An Asian diplomat told IPS that to the best of his knowledge, the bank accounts of most, or all, Western missions were left untouched.

“Why this double standard?” he asked.

Besides China, the countries that led the protest at the G77 meeting included Bolivia (the current G77 chair), Colombia, Argentina, Iran, Kenya, Sudan, Algeria, Zimbabwe, Honduras and Sri Lanka.

Ambassador Palitha Kohona, Sri Lanka’s permanent representative to the United Nations, told IPS there has been a suggestion that the U.N. Secretariat wield its considerable commercial clout by ceasing to deal with banks which have closed the accounts of certain diplomatic missions and diplomats attached to such missions

“The U.N.’s transactions amount to many billions of dollars per year,” he noted. “If the diplomats of member states and their missions are not welcome at these banks, why should the United Nations, which is an organisation of the same member states, continue to deal with them?”

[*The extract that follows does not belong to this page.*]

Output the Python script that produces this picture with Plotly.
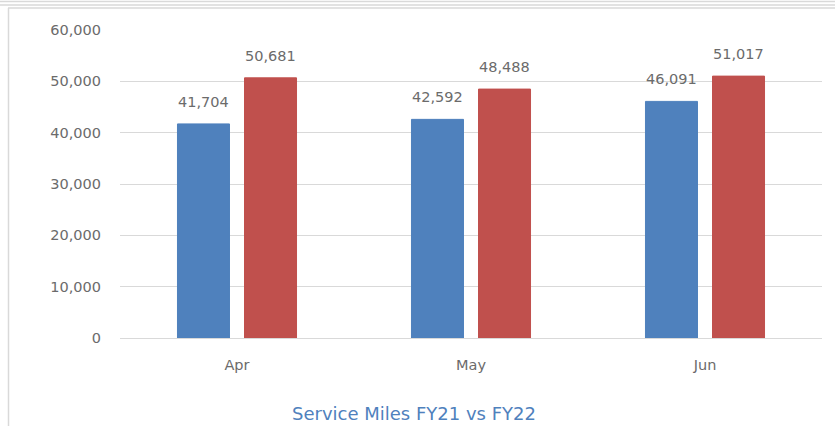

Williams said there is an underlying principle of ‘do as we say, not do as we do’.

Presumably, under the Vienna Conventions, diplomatic bank accounts should have similar protections as other diplomatic communications, but the banks would need assurances from the U.S. authorities to exempt them from the Orwellian scrutiny they subject everybody else to, he added.

“So the missions will now be forced to send cash – tending to suspicions of money laundering. Indeed, we know some missions have done just that, but U.S. insularity now gives them an excuse for their behavior,” said Williams, U.N. correspondent for the Tribune and author of “U.N. for Beginners”.

Asked for an official response, U.N.’s Deputy Spokesperson Farhan Haq told IPS the secretary-general shares the concerns of the Group of 77, and the U.N. has taken up the issue with the host country and Chase.

“The Secretariat has also initiated discussions with other financial institutions to assist with finding alternative banking arrangements for the affected missions and their staff,” he added.